How will Brexit affect Italy’s fresh produce?

© Eurofresh Distribution   Italy’s fresh produce sector is following with great interest the negotiations underway to seal a trade deal between the EU and the UK. Last week, an […]
Tue 15/12/2020

© Eurofresh Distribution

 

Italy’s fresh produce sector is following with great interest the negotiations underway to seal a trade deal between the EU and the UK. Last week, an online conference titled “Great Britain outside the European Union: What changes for fruit and vegetable operators from 1 January 2021″, organised by Cso Italy, Fruitimprese and Dcs Tramaco, over 120 people took part.

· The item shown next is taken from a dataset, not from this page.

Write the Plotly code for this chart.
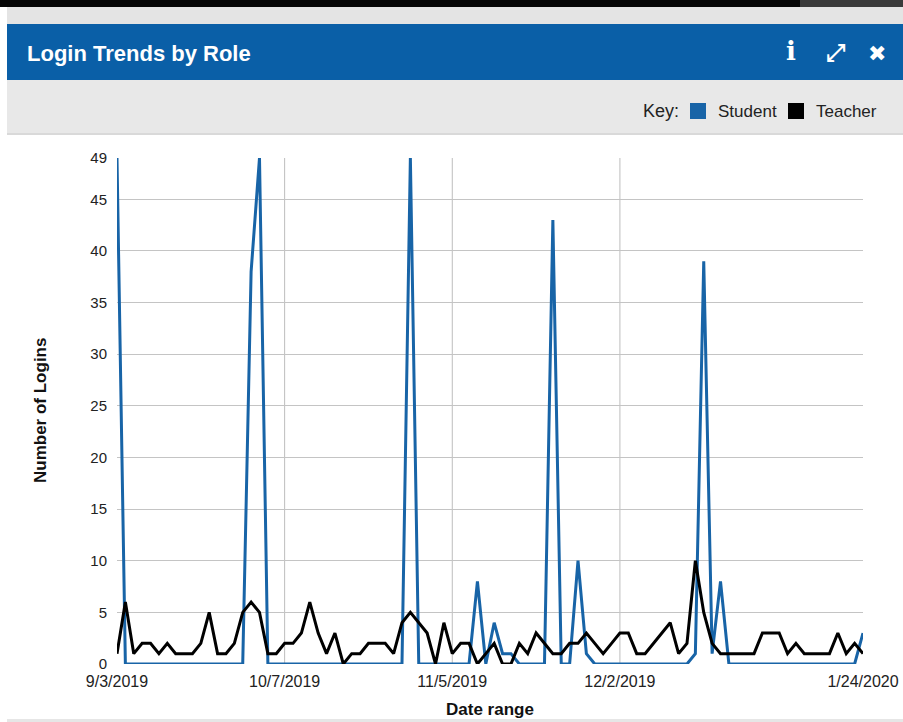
import plotly.graph_objects as go

# ---------------- data ----------------
student = [49, 0, 0, 0, 0, 0, 0, 0, 0, 0,
           0, 0, 0, 0, 0, 0, 38, 49, 0, 0,
           0, 0, 0, 0, 0, 0, 0, 0, 0, 0,
           0, 0, 0, 0, 0, 49, 0, 0, 0, 0,
           0, 0, 0, 8, 0, 4, 1, 1, 0, 0,
           0, 0, 43, 0, 0, 10, 1, 0, 0, 0,
           0, 0, 0, 0, 0, 0, 0, 0, 0, 1,
           39, 1, 8, 0, 0, 0, 0, 0, 0, 0,
           0, 0, 0, 0, 0, 0, 0, 0, 0, 3]
teacher = [1, 6, 1, 2, 2, 1, 2, 1, 1, 1,
           2, 5, 1, 1, 2, 5, 6, 5, 1, 1,
           2, 2, 3, 6, 3, 1, 3, 0, 1, 1,
           2, 2, 2, 1, 4, 5, 4, 3, 0, 4,
           1, 2, 2, 0, 1, 2, 0, 0, 2, 1,
           3, 2, 1, 1, 2, 2, 3, 2, 1, 2,
           3, 3, 1, 1, 2, 3, 4, 1, 2, 10,
           5, 2, 1, 1, 1, 1, 1, 3, 3, 3,
           1, 2, 1, 1, 1, 1, 3, 1, 2, 1]
day_index = list(range(len(student)))
date_tick_index = [0, 20, 40, 60, 89]
date_tick_labels = ["9/3/2019", "10/7/2019", "11/5/2019", "12/2/2019", "1/24/2020"]
date_grid_index = [20, 40, 60]
y_ticks = [0, 5, 10, 15, 20, 25, 30, 35, 40, 45]
y_max = 49

# ---------------- geometry helpers ----------------
W, H = 903, 722
L, R, T, B = 117, 863, 158, 664


def px(x):
    return (x - L) / (R - L)


def py(y):
    return (B - y) / (B - T)


BLUE_HDR = "#0a5fa7"
BLUE_LINE = "#1864a7"
FONT = "Liberation Sans, Arial, sans-serif"

fig = go.Figure()
fig.add_trace(go.Scatter(x=day_index, y=student, mode="lines", name="Student",
                         line=dict(color=BLUE_LINE, width=3), showlegend=False))
fig.add_trace(go.Scatter(x=day_index, y=teacher, mode="lines", name="Teacher",
                         line=dict(color="#000000", width=3), showlegend=False))

shapes = []


def rect(x0, y0, x1, y1, color):
    shapes.append(dict(type="rect", xref="paper", yref="paper",
                       x0=px(x0), x1=px(x1), y0=py(y1), y1=py(y0),
                       fillcolor=color, line=dict(width=0), layer="below"))


rect(0, 0, W, 7, "#050505")
rect(800, 0, W, 7, "#3a3a3a")
rect(7, 7, W, 24, "#e4e4e4")
rect(7, 24, W, 80, BLUE_HDR)
rect(7, 80, W, 133, "#e8e8e8")
rect(7, 133, W, 135, "#d9d9d9")
rect(7, 719, W, H, "#e6e6e6")
# key swatches
rect(690, 103, 706, 119, BLUE_LINE)
rect(788, 103, 804, 119, "#000000")

# vertical grid lines
for gi in date_grid_index:
    shapes.append(dict(type="line", xref="x", yref="y", x0=gi, x1=gi, y0=0, y1=y_max,
                       line=dict(color="#bdbdbd", width=1), layer="below"))

annotations = [
    dict(text="<b>Login Trends by Role</b>", x=px(25), y=py(53), xref="paper", yref="paper",
         xanchor="left", yanchor="middle", showarrow=False,
         font=dict(family=FONT, size=22, color="white")),
    dict(text="<b>i</b>", x=px(791), y=py(51), xref="paper", yref="paper",
         xanchor="center", yanchor="middle", showarrow=False,
         font=dict(family="DejaVu Serif", size=26, color="white")),
    dict(text="<b>⤢</b>", x=px(836), y=py(53), xref="paper", yref="paper",
         xanchor="center", yanchor="middle", showarrow=False,
         font=dict(family="DejaVu Sans", size=24, color="white")),
    dict(text="✖", x=px(877), y=py(53), xref="paper", yref="paper",
         xanchor="center", yanchor="middle", showarrow=False,
         font=dict(family="DejaVu Sans", size=22, color="white")),
    dict(text="Key:", x=px(641), y=py(111), xref="paper", yref="paper",
         xanchor="left", yanchor="middle", showarrow=False,
         font=dict(family=FONT, size=18, color="#222222")),
    dict(text="Student", x=px(716), y=py(111), xref="paper", yref="paper",
         xanchor="left", yanchor="middle", showarrow=False,
         font=dict(family=FONT, size=17, color="#222222")),
    dict(text="Teacher", x=px(814), y=py(111), xref="paper", yref="paper",
         xanchor="left", yanchor="middle", showarrow=False,
         font=dict(family=FONT, size=17, color="#222222")),
    dict(text="<b>Number of Logins</b>", x=px(40), y=py(411), xref="paper", yref="paper",
         xanchor="center", yanchor="middle", showarrow=False, textangle=-90,
         font=dict(family=FONT, size=17, color="#111111")),
    dict(text="<b>Date range</b>", x=px(490), y=py(709), xref="paper", yref="paper",
         xanchor="center", yanchor="middle", showarrow=False,
         font=dict(family=FONT, size=17, color="#111111")),
]

fig.update_layout(
    width=W, height=H,
    margin=dict(l=L, r=W - R, t=T, b=H - B, pad=0, autoexpand=False),
    paper_bgcolor="white", plot_bgcolor="white",
    shapes=shapes, annotations=annotations,
    xaxis=dict(range=[0, len(student) - 1], tickmode="array",
               tickvals=date_tick_index, ticktext=date_tick_labels,
               showgrid=False, zeroline=False, showline=False, ticks="",
               ticklabelstandoff=6, automargin=False,
               tickfont=dict(family=FONT, size=16, color="#222222")),
    yaxis=dict(range=[0, y_max], tickmode="array", tickvals=y_ticks,
               showgrid=True, gridcolor="#c4c4c4", gridwidth=1,
               zeroline=False, showline=False, ticks="",
               ticklabelstandoff=9, automargin=False,
               tickfont=dict(family=FONT, size=15, color="#222222")),
    yaxis2=dict(range=[0, y_max], overlaying="y", side="left", anchor="x",
                tickmode="array", tickvals=[y_max], showgrid=False,
                zeroline=False, showline=False, ticks="", ticklabelstandoff=9,
                automargin=False,
                tickfont=dict(family=FONT, size=15, color="#222222")),
)
# invisible trace so the secondary axis (carrying the top "49" label) renders
fig.add_trace(go.Scatter(x=[0], y=[0], yaxis="y2", mode="markers",
                         marker=dict(opacity=0), showlegend=False, hoverinfo="skip"))

fig.write_html("out.html")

President of Cso Italy Paolo Bruni said, “In the last five years, exports of fruit and vegetables from Italy to the UK have exceeded 140,000 tons per year, including over 100,000 tons of the most widely produced fruits.”

Marco Salvi, president of Fruitimprese, said, “A radical reform, even if not yet fully defined due to the prolonged negotiations between the parties, which we hope will soon be concluded with a free trade agreement. For Italian fruit and vegetables, the United Kingdom represents the sixth export market in terms of volumes and the fourth in terms of turnover, with a value of over €250 million per year, generated primarily by the export of apples, table grapes and kiwis.”

The transition will involve introducing new customs controls in three stages, with full application from 1 July 2021.

Paolo Triossi, managing director of DCS Tramaco, said: “In January, the new procedures in the fruit and vegetable sector will concern the exchanges of seed and consumption potatoes, while for all the other products there is still a few months available. This is precious time that operators have at their disposal so as not to be caught unprepared. The advice is to have an Eori (Economic Operator Registration and Identification) code, to contact a customs broker and to clarify some points in advance with your local business partner.”

As long as uncertainty persists regarding a trade deal, it will be impossible to establish certain critical measures to take, particularly with regard to logistics and transport.